Facebook turns 15: 5 moves it's made in healthcare

It's been 15 years since Facebook launched on Feb. 4, 2004.

Facebook has since amassed 2.3 billion monthly active users, and serves as the parent company of two other popular social media companies: Instagram and WhatsApp. But it's more than a social network: Facebook is one of what many today refer to as the 21st century's "big five" tech companies, going head-to-head with traditional technology vendors like Alphabet, Amazon, Apple and Microsoft.

Mark Zuckerberg, the company's founder, chairman and CEO, has made healthcare one of his personal initiatives. Mr. Zuckerberg launched the Chan Zuckerberg Initiative with his wife, pediatrician Priscilla Chan, MD, in 2015 with the mission to cure, prevent or manage all diseases by the end of the century. In late 2018, Mr. Zuckerberg announced plans to sell $13 billion in Facebook stock to fund the initiative.

In the past 15 years, Facebook as a company has made its own moves into the healthcare space — though not all have been successful.

Five aspects of healthcare Facebook has tried to tackle:

1. Radiology. Facebook's artificial intelligence research division is working with the radiology department at New York University School of Medicine in New York City on fastMRI, a collaborative research project applying AI to MRI scans. The fastMRI project aims to change the way an MRI machine creates an image by using AI to generate high-quality images from limited data. In late 2018, NYU School of Medicine published what it called the largest public release of raw MRI data to date as part of the project.

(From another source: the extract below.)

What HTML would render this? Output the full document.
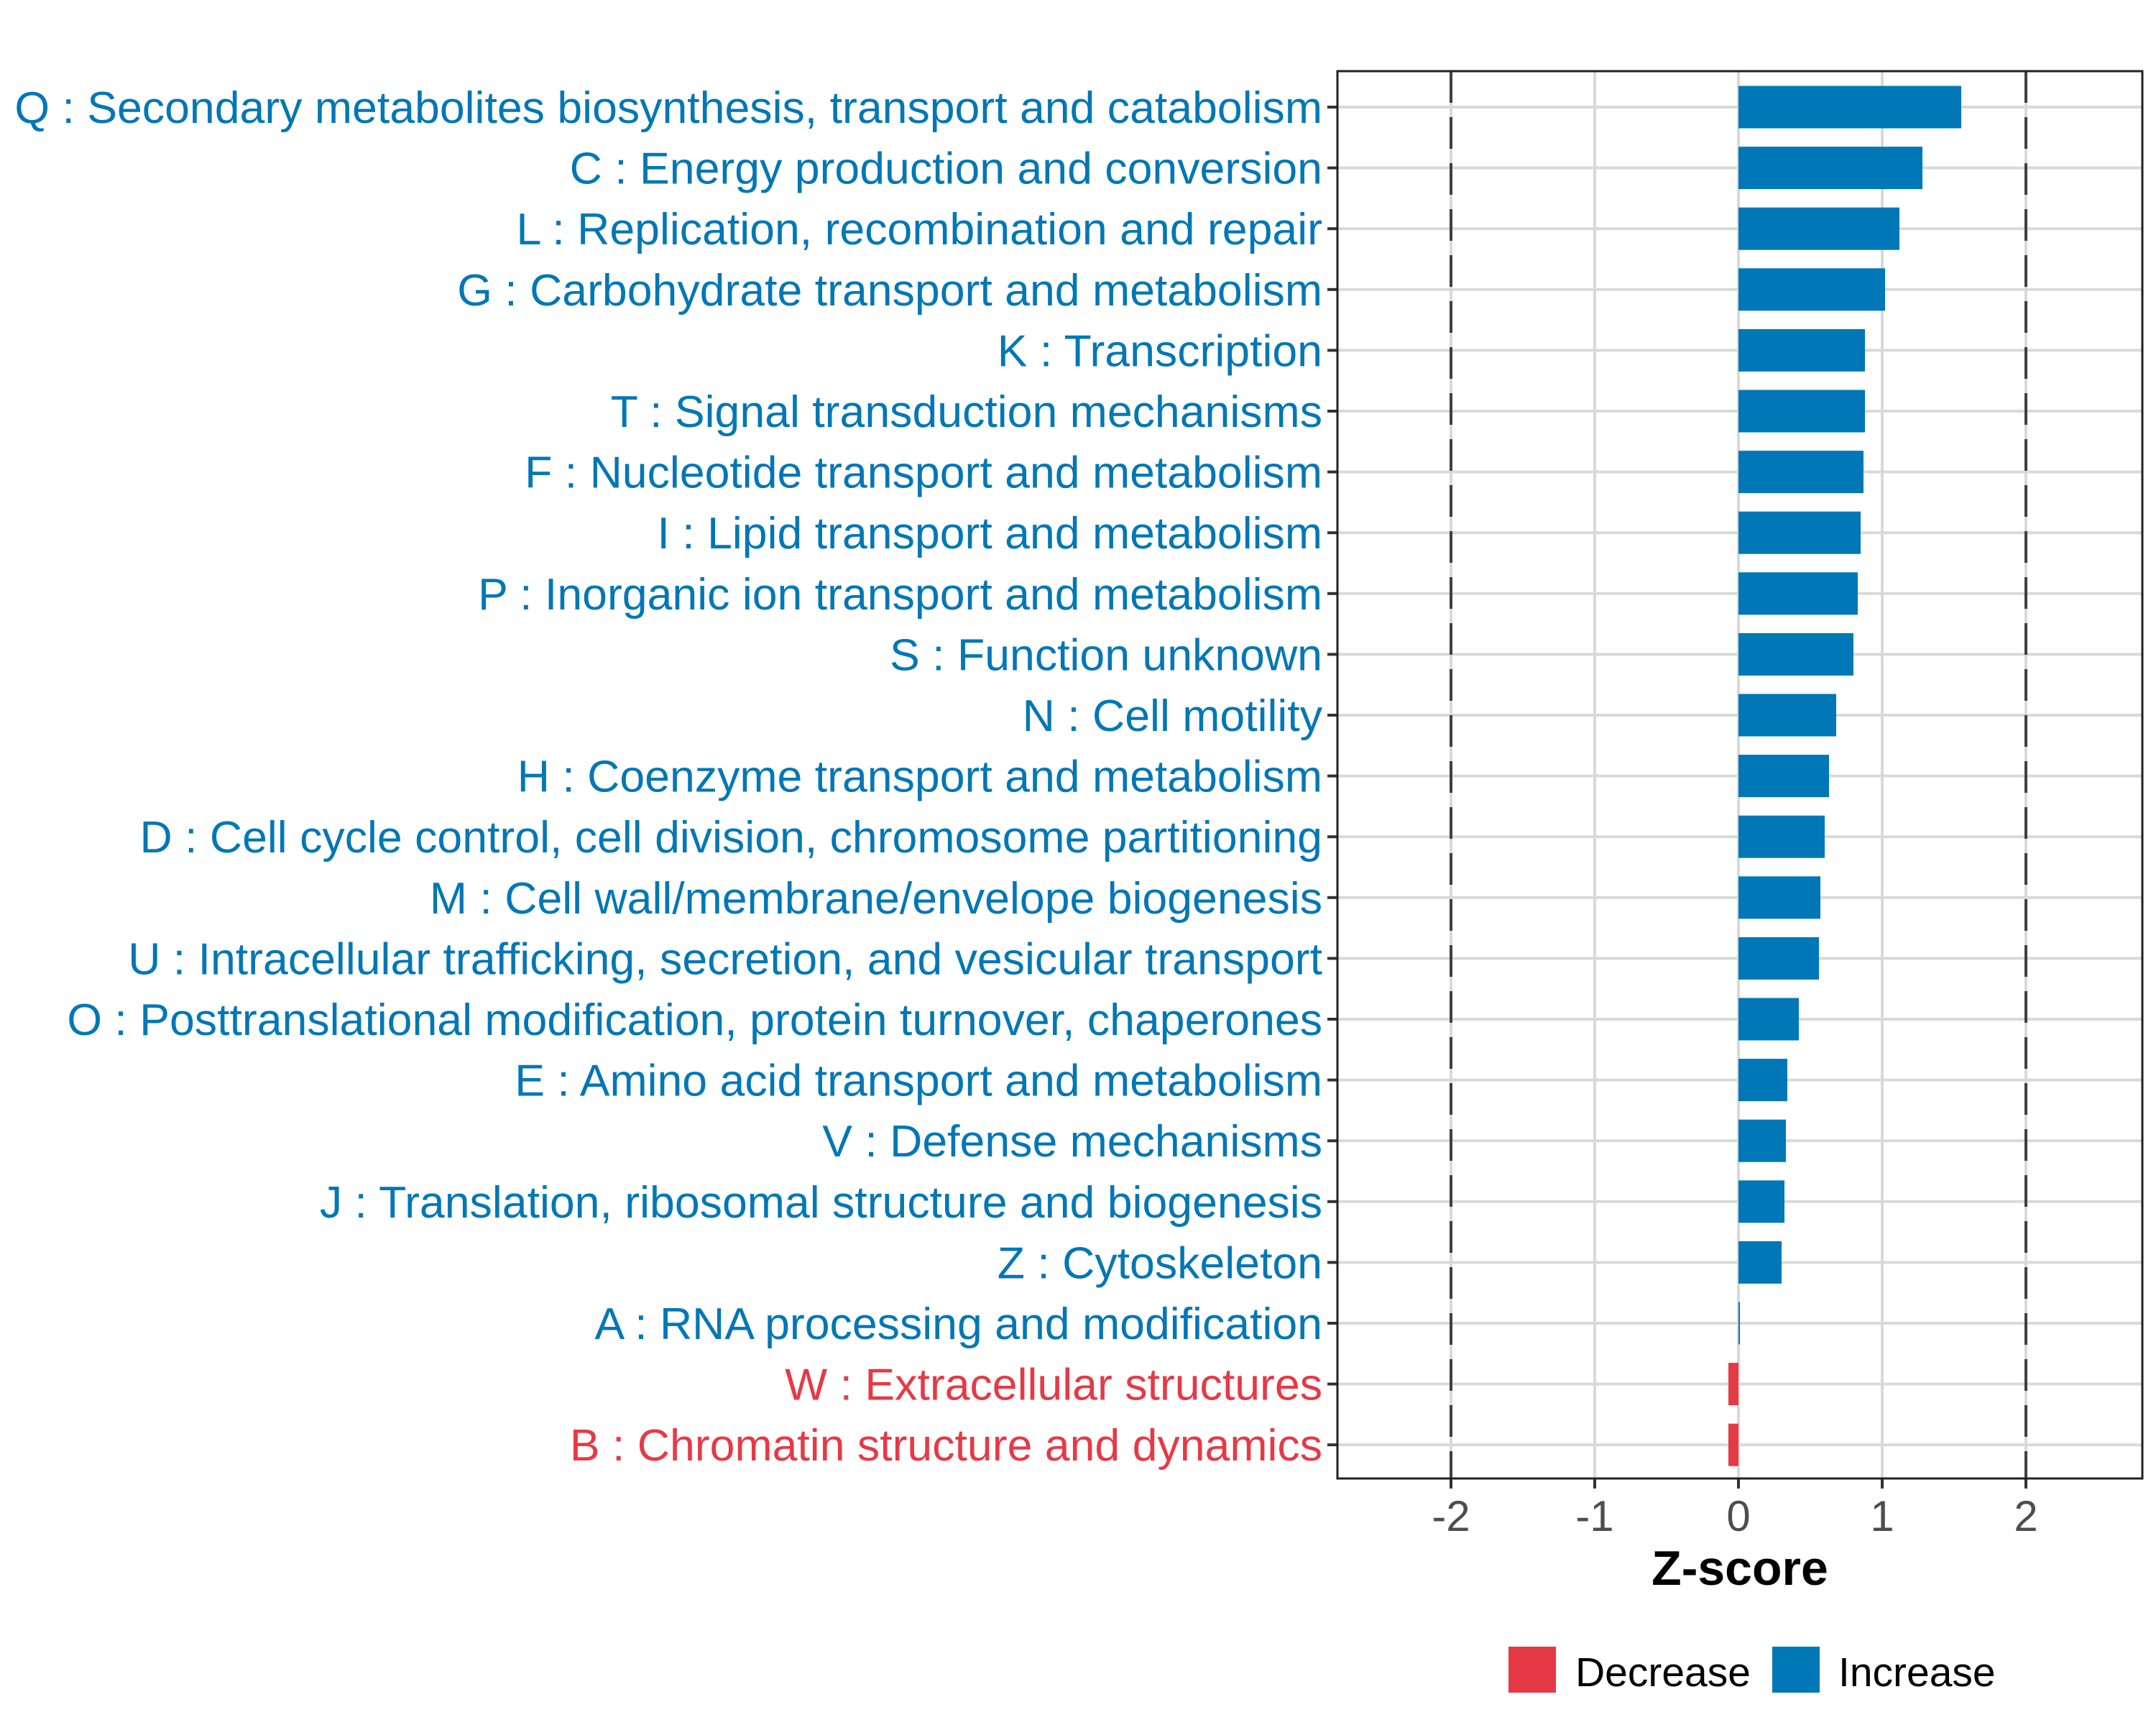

2. Suicide prevention. In 2017, Facebook unveiled plans to roll out an AI suicide-prevention program. Since then, the social network has faced criticism from public health experts, who question the tech company's use of "black box medicine." Facebook's AI uses pattern recognition to scan nearly every post on its platform for those containing suicidal thoughts and — in cases where the algorithm flags a user as high-risk for suicide — it connects them with mental-health resources and may contact law enforcement.

3. Addiction treatment. In August 2018, Facebook said it would crack down on advertisements marketing addiction treatment services that the company deemed "predatory." It's a notable move, since ads account for 98.5 percent of Facebook's revenue, according to its 2018 earning results. In a statement announcing the decision, Facebook expressed concern that some addiction treatment centers "keep people in a cycle of addiction with unproven treatment methods."

4. Opioid misuse. During 2018, Facebook released multiple policies aimed at curbing the way its users might use its services to obtain or promote opioids. In April, Facebook opted to shut down or control the use of hashtags related to opioids — such as #fentanyl, #oxycontin and #opioids — on Instagram. Two months later, Facebook said users flagged as seeking to purchase opioids on its platform would be redirected to information about a federal crisis help line, as part of an effort to cut down on illicit drug sales.

5. Hospital data. In a move that prompted significant backlash, CNBC in April 2018 reported that Facebook had asked several large U.S. hospitals to share anonymized patient data for a research project. At the time, Facebook said it was contemplating a project to match patient data with Facebook's data on users' social and economic demographics, which might help hospitals determine which patients require extra care. However, the company "paused" the exploratory effort amid the Cambridge Analytica scandal.